Lettres à Sophie Volland - 1er Novembre 1759

Diderot

De "J'ai vu toute la sagesse des nations..." à la fin de la lettre




Plan de la fiche sur Lettres à Sophie Volland du 1er Novembre 1759 de Diderot :
Introduction
Texte étudié
Annonce des axes
Commentaire littéraire
Conclusion


Introduction

    Diderot est une figure emblématique de l'esprit des lumières : c'est un philosophe, un écrivain, un critique d'art, un romancier qui entreprît la rédaction de L'Encyclopédie. Cependant il est également l'auteur des Bijoux indiscrets, un roman libertin et fantaisiste.

    Pour Diderot le corps doit être un thème privilégié ; c'est sur lui qu'il fait reposer le fondement de sa morale. Pour lui, plaisir et vertu sont indissociables. Ainsi la vertu n'a pas à être austère, elle doit procurer du plaisir ou alors elle ne sert à rien.

    Dans cette lettre, Sophie Volland est sa maîtresse ; il est alors marié, c'est une correspondance réelle, elle est abondante et Diderot y fait son autoportrait.

    Cette lettre est libertine car : il y fait l'éloge du corps de la passion et du sensible et de plus il s'agit d'une lettre à une amante.

Denis Diderot
Denis Diderot




Texte étudié

Lettres à Sophie Volland
XXVI

Le 1er novembre 1759.
[...]

    J’ai vu toute la sagesse des nations, et j’ai pensé qu’elle ne valait pas la douce folie que m’inspirait mon amie. J’ai entendu leurs discours sublimes, et j’ai pensé qu’une parole de la bouche de mon amie porterait dans mon âme une émotion qu’ils ne me donnaient pas. Ils me peignaient la vertu, et leurs images m’échauffaient ; mais j’aurais encore mieux aimé voir mon amie, la regarder en silence, et verser une larme que sa main aurait essuyée ou que ses lèvres auraient recueillie.
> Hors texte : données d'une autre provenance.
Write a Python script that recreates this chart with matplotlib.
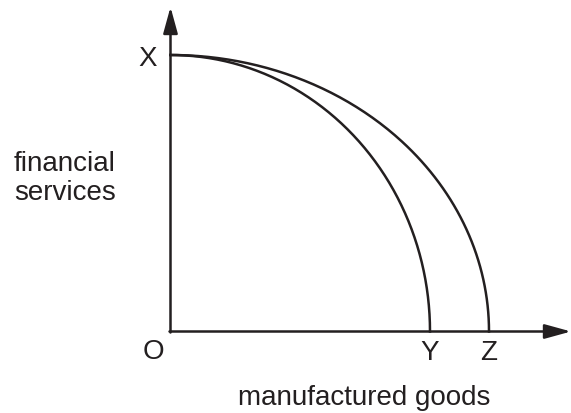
import matplotlib.pyplot as plt
import numpy as np

plt.rcParams["font.family"] = ["Liberation Sans", "DejaVu Sans"]

# intercepts of the two frontiers (axis units, origin at O)
x_intercept = 276.5          # point X on the financial services axis
frontier_labels = ["Y", "Z"]
frontier_ends = [259.5, 318.5]  # manufactured goods intercepts

INK = "#231f20"

fig = plt.figure(figsize=(5.71, 4.14), dpi=100)
ax = fig.add_axes([0, 0, 1, 1])
ax.set_xlim(-170.5, 400.5)
ax.set_ylim(-81.5, 332.5)
ax.axis("off")

arrow = dict(arrowstyle="-|>,head_length=0.8,head_width=0.22", mutation_scale=20,
             lw=1.8, color=INK, shrinkA=0, shrinkB=0)
ax.annotate("", xy=(0, 324.5), xytext=(0, -1), arrowprops=arrow)
ax.annotate("", xy=(400.5, 0), xytext=(-1, 0), arrowprops=arrow)

t = np.linspace(0, np.pi / 2, 200)
for end in frontier_ends:
    ax.plot(end * np.cos(t), x_intercept * np.sin(t), color=INK, lw=1.8)

fs = 20
ax.text(-22.5, x_intercept - 3, "X", fontsize=fs, ha="center", va="center", color=INK)
ax.text(-17.5, -20, "O", fontsize=fs, ha="center", va="center", color=INK)
for lab, end in zip(frontier_labels, frontier_ends):
    ax.text(end, -21, lab, fontsize=fs, ha="center", va="center", color=INK)
ax.text(-105.5, 154, "financial\nservices", fontsize=fs, ha="center", va="center",
        color=INK, linespacing=1.15)
ax.text(193.5, -66, "manufactured goods", fontsize=fs, ha="center", va="center", color=INK)

fig.savefig("out.png", dpi=100, facecolor="white")
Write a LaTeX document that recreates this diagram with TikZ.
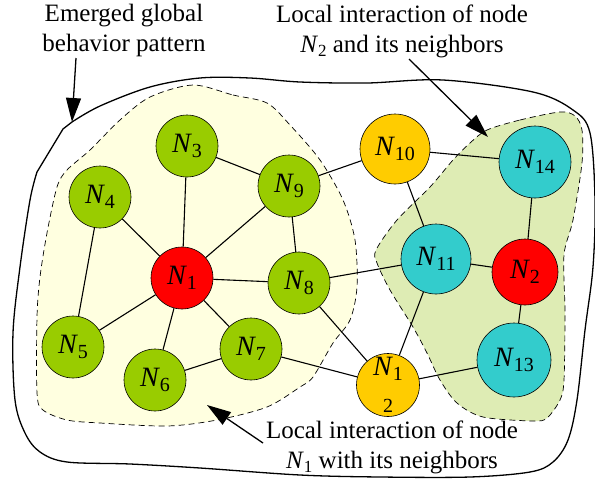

Ils cherchaient à me décrier la volupté et son ivresse, parce qu’elle est passagère et trompeuse ; et je brûlais de la trouver entre les bras de mon amie, parce qu’elle s’y renouvelle quand il lui plaît, et que son cœur est droit, et que ses caresses sont vraies. Ils me disaient : Tu vieilliras ; et je répondais en moi-même : Ses ans passeront avec les miens. Vous mourrez tous deux ; et j’ajoutais : Si mon amie meure avant moi, je la pleurerai, et serai heureux la pleurant. Elle fait mon bonheur aujourd’hui ; demain elle fera mon bonheur, et après-demain, et après-demain encore, et toujours, parce qu’elle ne changera point, parce que les dieux lui ont donné le bon esprit, la droiture, la sensibilité, la franchise, la vertu, la vérité qui ne change point. Et je fermai l’oreille aux conseils austères des philosophes ; et je fis bien, n’est-ce pas, ma Sophie ?



Annonce des axes

I. Un dialogue entre l'épistolier et les philosophes
1. Le système d'opposition
2. La reprise d'un même schéma syntaxique
3. La matérialisation du dialogue

II. L'éloge du bonheur et de la passion de vivre
1. Expression du lyrisme
2. Emploi d'un vocabulaire d'une affectivité heureuse
3. Les images du corps



Commentaire littéraire

I. Un dialogue entre l'épistolier et les philosophes

Les lettres de Diderot à Sophie Vollant sont souvent marquées par la tendresse, Diderot laisse paraître ses sentiments intimes. Il célèbre les charmes de son amante. Dans ce passage, cette célébration va prendre la forme d'un dialogue entre ceux qui prône une austérité rigoureuse et peu attrayante et Diderot. Ce dialogue va lui permettre de définir un art de vivre reposant sur une soumission à la passion amoureuse.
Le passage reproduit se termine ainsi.